**Source data**
----
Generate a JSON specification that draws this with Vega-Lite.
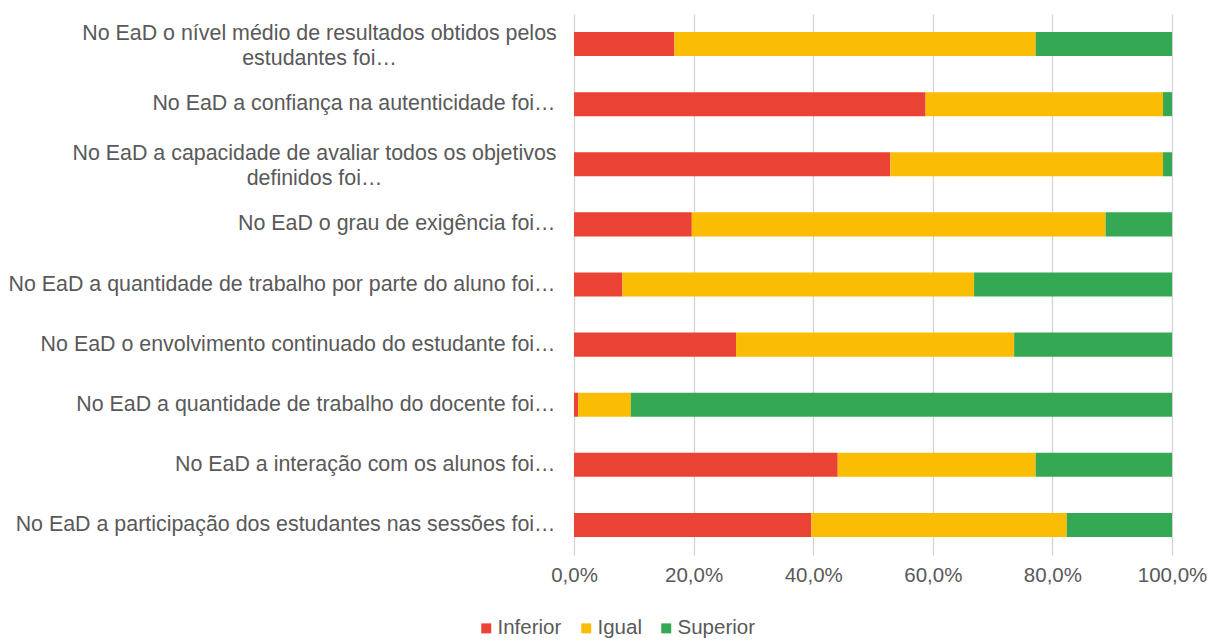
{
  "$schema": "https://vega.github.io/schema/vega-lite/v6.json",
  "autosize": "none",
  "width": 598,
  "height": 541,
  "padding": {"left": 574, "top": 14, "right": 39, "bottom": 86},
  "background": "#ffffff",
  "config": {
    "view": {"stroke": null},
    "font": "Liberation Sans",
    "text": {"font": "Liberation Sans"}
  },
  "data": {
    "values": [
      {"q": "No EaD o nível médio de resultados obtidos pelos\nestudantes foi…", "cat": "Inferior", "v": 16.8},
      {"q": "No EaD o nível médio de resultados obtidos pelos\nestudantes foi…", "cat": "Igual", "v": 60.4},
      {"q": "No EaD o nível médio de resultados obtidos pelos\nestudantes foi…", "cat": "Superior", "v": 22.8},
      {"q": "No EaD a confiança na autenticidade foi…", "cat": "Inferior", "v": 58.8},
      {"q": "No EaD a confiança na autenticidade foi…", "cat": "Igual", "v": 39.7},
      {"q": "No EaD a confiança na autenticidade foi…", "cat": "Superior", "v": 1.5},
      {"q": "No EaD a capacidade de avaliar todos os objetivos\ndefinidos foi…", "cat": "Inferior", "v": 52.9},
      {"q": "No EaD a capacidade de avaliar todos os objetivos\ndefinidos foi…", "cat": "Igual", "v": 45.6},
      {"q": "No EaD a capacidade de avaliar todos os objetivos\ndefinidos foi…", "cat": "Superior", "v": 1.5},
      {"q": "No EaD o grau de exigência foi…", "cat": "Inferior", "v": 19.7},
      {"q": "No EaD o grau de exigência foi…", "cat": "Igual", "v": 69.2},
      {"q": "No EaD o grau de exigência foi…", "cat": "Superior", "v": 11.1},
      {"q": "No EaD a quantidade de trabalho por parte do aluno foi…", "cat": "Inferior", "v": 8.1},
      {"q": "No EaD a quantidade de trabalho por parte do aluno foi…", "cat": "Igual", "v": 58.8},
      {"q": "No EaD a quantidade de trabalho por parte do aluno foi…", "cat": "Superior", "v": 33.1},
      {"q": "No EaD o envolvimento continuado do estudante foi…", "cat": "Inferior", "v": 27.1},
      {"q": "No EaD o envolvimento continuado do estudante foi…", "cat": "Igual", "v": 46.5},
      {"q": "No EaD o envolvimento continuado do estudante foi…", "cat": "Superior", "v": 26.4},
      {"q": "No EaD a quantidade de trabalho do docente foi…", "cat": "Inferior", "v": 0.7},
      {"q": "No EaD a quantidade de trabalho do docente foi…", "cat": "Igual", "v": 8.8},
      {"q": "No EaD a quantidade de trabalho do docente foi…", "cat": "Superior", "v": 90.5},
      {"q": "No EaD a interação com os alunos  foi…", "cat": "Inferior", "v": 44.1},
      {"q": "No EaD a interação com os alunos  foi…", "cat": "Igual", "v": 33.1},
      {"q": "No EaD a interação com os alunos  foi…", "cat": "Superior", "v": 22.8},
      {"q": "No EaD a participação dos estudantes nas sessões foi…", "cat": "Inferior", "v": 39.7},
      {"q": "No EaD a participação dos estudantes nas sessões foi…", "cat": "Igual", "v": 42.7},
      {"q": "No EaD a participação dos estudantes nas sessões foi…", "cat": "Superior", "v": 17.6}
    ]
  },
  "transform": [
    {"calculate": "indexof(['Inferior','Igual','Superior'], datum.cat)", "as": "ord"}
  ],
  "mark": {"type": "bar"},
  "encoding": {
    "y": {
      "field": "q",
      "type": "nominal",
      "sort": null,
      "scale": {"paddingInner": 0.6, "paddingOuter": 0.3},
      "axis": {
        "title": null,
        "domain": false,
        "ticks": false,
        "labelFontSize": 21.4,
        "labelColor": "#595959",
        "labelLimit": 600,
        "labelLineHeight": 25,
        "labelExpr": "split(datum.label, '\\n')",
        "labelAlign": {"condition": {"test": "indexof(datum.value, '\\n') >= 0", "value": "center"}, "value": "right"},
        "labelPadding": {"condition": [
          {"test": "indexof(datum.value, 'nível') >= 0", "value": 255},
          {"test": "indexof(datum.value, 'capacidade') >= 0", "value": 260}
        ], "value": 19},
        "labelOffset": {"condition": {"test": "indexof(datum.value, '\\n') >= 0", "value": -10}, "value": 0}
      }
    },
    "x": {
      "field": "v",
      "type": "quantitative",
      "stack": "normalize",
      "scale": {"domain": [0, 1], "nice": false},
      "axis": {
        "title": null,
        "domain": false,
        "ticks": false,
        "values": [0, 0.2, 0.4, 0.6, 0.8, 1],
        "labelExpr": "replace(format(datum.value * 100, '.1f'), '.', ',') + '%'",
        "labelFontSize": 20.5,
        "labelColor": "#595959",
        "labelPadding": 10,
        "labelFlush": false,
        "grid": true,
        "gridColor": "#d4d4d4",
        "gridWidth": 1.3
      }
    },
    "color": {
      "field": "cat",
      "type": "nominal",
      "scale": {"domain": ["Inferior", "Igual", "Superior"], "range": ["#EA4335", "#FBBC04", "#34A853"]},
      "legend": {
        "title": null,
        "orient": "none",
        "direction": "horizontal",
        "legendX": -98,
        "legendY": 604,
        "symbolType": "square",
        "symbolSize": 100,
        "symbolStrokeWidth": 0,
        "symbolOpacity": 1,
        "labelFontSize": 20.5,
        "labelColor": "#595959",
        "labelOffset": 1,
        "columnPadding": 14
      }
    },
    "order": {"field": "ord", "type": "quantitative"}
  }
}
----
**What this task involves**
Without the pictures, write out the whole listing above exactly as it appears.

**Correct result**
Generate a JSON specification that draws this with Vega-Lite.
{
  "$schema": "https://vega.github.io/schema/vega-lite/v6.json",
  "autosize": "none",
  "width": 598,
  "height": 541,
  "padding": {"left": 574, "top": 14, "right": 39, "bottom": 86},
  "background": "#ffffff",
  "config": {
    "view": {"stroke": null},
    "font": "Liberation Sans",
    "text": {"font": "Liberation Sans"}
  },
  "data": {
    "values": [
      {"q": "No EaD o nível médio de resultados obtidos pelos\nestudantes foi…", "cat": "Inferior", "v": 16.8},
      {"q": "No EaD o nível médio de resultados obtidos pelos\nestudantes foi…", "cat": "Igual", "v": 60.4},
      {"q": "No EaD o nível médio de resultados obtidos pelos\nestudantes foi…", "cat": "Superior", "v": 22.8},
      {"q": "No EaD a confiança na autenticidade foi…", "cat": "Inferior", "v": 58.8},
      {"q": "No EaD a confiança na autenticidade foi…", "cat": "Igual", "v": 39.7},
      {"q": "No EaD a confiança na autenticidade foi…", "cat": "Superior", "v": 1.5},
      {"q": "No EaD a capacidade de avaliar todos os objetivos\ndefinidos foi…", "cat": "Inferior", "v": 52.9},
      {"q": "No EaD a capacidade de avaliar todos os objetivos\ndefinidos foi…", "cat": "Igual", "v": 45.6},
      {"q": "No EaD a capacidade de avaliar todos os objetivos\ndefinidos foi…", "cat": "Superior", "v": 1.5},
      {"q": "No EaD o grau de exigência foi…", "cat": "Inferior", "v": 19.7},
      {"q": "No EaD o grau de exigência foi…", "cat": "Igual", "v": 69.2},
      {"q": "No EaD o grau de exigência foi…", "cat": "Superior", "v": 11.1},
      {"q": "No EaD a quantidade de trabalho por parte do aluno foi…", "cat": "Inferior", "v": 8.1},
      {"q": "No EaD a quantidade de trabalho por parte do aluno foi…", "cat": "Igual", "v": 58.8},
      {"q": "No EaD a quantidade de trabalho por parte do aluno foi…", "cat": "Superior", "v": 33.1},
      {"q": "No EaD o envolvimento continuado do estudante foi…", "cat": "Inferior", "v": 27.1},
      {"q": "No EaD o envolvimento continuado do estudante foi…", "cat": "Igual", "v": 46.5},
      {"q": "No EaD o envolvimento continuado do estudante foi…", "cat": "Superior", "v": 26.4},
      {"q": "No EaD a quantidade de trabalho do docente foi…", "cat": "Inferior", "v": 0.7},
      {"q": "No EaD a quantidade de trabalho do docente foi…", "cat": "Igual", "v": 8.8},
      {"q": "No EaD a quantidade de trabalho do docente foi…", "cat": "Superior", "v": 90.5},
      {"q": "No EaD a interação com os alunos  foi…", "cat": "Inferior", "v": 44.1},
      {"q": "No EaD a interação com os alunos  foi…", "cat": "Igual", "v": 33.1},
      {"q": "No EaD a interação com os alunos  foi…", "cat": "Superior", "v": 22.8},
      {"q": "No EaD a participação dos estudantes nas sessões foi…", "cat": "Inferior", "v": 39.7},
      {"q": "No EaD a participação dos estudantes nas sessões foi…", "cat": "Igual", "v": 42.7},
      {"q": "No EaD a participação dos estudantes nas sessões foi…", "cat": "Superior", "v": 17.6}
    ]
  },
  "transform": [
    {"calculate": "indexof(['Inferior','Igual','Superior'], datum.cat)", "as": "ord"}
  ],
  "mark": {"type": "bar"},
  "encoding": {
    "y": {
      "field": "q",
      "type": "nominal",
      "sort": null,
      "scale": {"paddingInner": 0.6, "paddingOuter": 0.3},
      "axis": {
        "title": null,
        "domain": false,
        "ticks": false,
        "labelFontSize": 21.4,
        "labelColor": "#595959",
        "labelLimit": 600,
        "labelLineHeight": 25,
        "labelExpr": "split(datum.label, '\\n')",
        "labelAlign": {"condition": {"test": "indexof(datum.value, '\\n') >= 0", "value": "center"}, "value": "right"},
        "labelPadding": {"condition": [
          {"test": "indexof(datum.value, 'nível') >= 0", "value": 255},
          {"test": "indexof(datum.value, 'capacidade') >= 0", "value": 260}
        ], "value": 19},
        "labelOffset": {"condition": {"test": "indexof(datum.value, '\\n') >= 0", "value": -10}, "value": 0}
      }
    },
    "x": {
      "field": "v",
      "type": "quantitative",
      "stack": "normalize",
      "scale": {"domain": [0, 1], "nice": false},
      "axis": {
        "title": null,
        "domain": false,
        "ticks": false,
        "values": [0, 0.2, 0.4, 0.6, 0.8, 1],
        "labelExpr": "replace(format(datum.value * 100, '.1f'), '.', ',') + '%'",
        "labelFontSize": 20.5,
        "labelColor": "#595959",
        "labelPadding": 10,
        "labelFlush": false,
        "grid": true,
        "gridColor": "#d4d4d4",
        "gridWidth": 1.3
      }
    },
    "color": {
      "field": "cat",
      "type": "nominal",
      "scale": {"domain": ["Inferior", "Igual", "Superior"], "range": ["#EA4335", "#FBBC04", "#34A853"]},
      "legend": {
        "title": null,
        "orient": "none",
        "direction": "horizontal",
        "legendX": -98,
        "legendY": 604,
        "symbolType": "square",
        "symbolSize": 100,
        "symbolStrokeWidth": 0,
        "symbolOpacity": 1,
        "labelFontSize": 20.5,
        "labelColor": "#595959",
        "labelOffset": 1,
        "columnPadding": 14
      }
    },
    "order": {"field": "ord", "type": "quantitative"}
  }
}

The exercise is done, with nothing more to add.